Een opvallende uitspraak van de Raad van State van 13 maart 2019: de burgemeester kan een pand niet voor 6 maanden sluiten naar aanleiding van een daar aangetroffen hennepkwekerij, nu verhuurster al het redelijke heeft gedaan om het pand en de huurder te controleren en de kwekerij te melden.
Wanneer door de politie een hennepkwekerij wordt aangetroffen krijgt de pandeigenaar vaak te maken met sluiting van het pand, ook als de huurder de hennepkwekerij exploiteert. De huurder overtreedt de wet, maar de verhuurder kan hierna zijn pand niet verhuren. Dit leidt vaak tot een onwenselijke situatie.
De feiten
De verhuurster in de onderhavige zaak verhuurde haar pand vanaf 1 februari 2017. Zij had de betrouwbaarheid en kredietwaardigheid van de huurder laten controleren. Ook was zij bij huurder langs geweest in zijn huidige pand. Hier trof zij niets vreemds aan.
Eind maart 2017, bijna twee maanden later, heeft verhuurster het pand volledig gecontroleerd. In april en mei is zij meermaals langs geweest zonder het hele pand te controleren. Op 23 juni 2017 heeft zij dit wel gedaan. Dit was naar aanleiding van een gemeentefolder die regelmatige controle aanraadt. In de folder is te lezen: “Houd regelmatig toezicht op uw pand. Eén keer per jaar is zeker niet genoeg. Hennepteelt heeft een cyclus van acht tot tien weken. Elk kwartaal is een goed uitgangspunt. […] Treft u een hennepkwekerij aan, of hebt u het vermoeden van een hennepkwekerij? Neem dan contact op met de politie."

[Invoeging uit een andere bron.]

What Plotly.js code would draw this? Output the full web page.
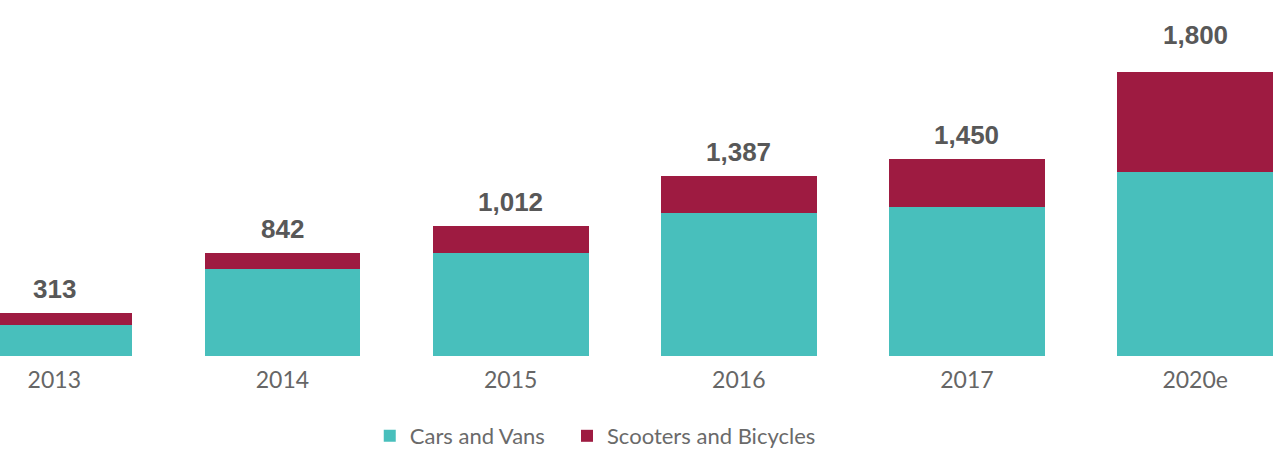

Bij die controle trof verhuurster een ravage aan. Verhuurster belde direct de politie en kreeg te horen dat op 16 juni 2017 de politie een inval had gedaan in het pand waarbij zij een (enkele weken in bedrijf zijnde) hennepkwekerij had aangetroffen en geruimd. Verhuurster heeft het pand direct opgeruimd, de sloten vervangen en de huurovereenkomst gerechtelijk laten ontbinden. De burgemeester heeft naar aanleiding van de hennepkwekerij het pand voor 6 maanden gesloten.
Voorafgaand aan deze zaak
Tegen het besluit om het pand te sluiten heeft verhuurster bezwaar gemaakt. Hierbij beroept zij zich op art. 4:84 Awb nu er bijzondere omstandigheden zijn waardoor handelen overeenkomstig met het beleid onevenredige gevolgen zou hebben. Er had van het beleid afgeweken moeten worden en het pand had niet moeten worden gesloten. Dit bezwaar werd ongegrond verklaard. De rechtbank heeft een beroep tegen dit besluit op bezwaar ongegrond verklaard nu de sluiting door verhuurster zelf niet volledig aan het doel van het beleid voldeed en sluiting voor 6 maanden niet disproportioneel was. Appellante had ook vaker controles uit moeten voeren. Tegen deze uitspraak heeft verhuurster hoger beroep ingesteld omdat zij vindt dat haar niets valt te verwijten.
Oordeel van de RvS
De RvS oordeelt dat hier zich inderdaad bijzondere omstandigheden in de zin van art. 4:84 Awb voordoen. Het handelen volgens de beleidsregel (het sluiten van het pand) bracht onevenredige gevolgen met zich mee in verhouding tot de met de beleidsregel te dienen doelen. Van belang is hier de folder waarin wordt geadviseerd om het pand elk kwartaal te controleren ter voorkoming van een hennepkwekerij, wat verhuurster ook gedaan heeft, en dat zij zelf direct de politie belde. Ook deed zij haar melding in een vroeg stadium waarin er nog geen oogst van de hennep had plaatsgevonden. De burgemeester heeft volgens de RvS in dit geval niet in redelijkheid het pand kunnen sluiten. De rechtbank heeft ten onrechte anders geoordeeld.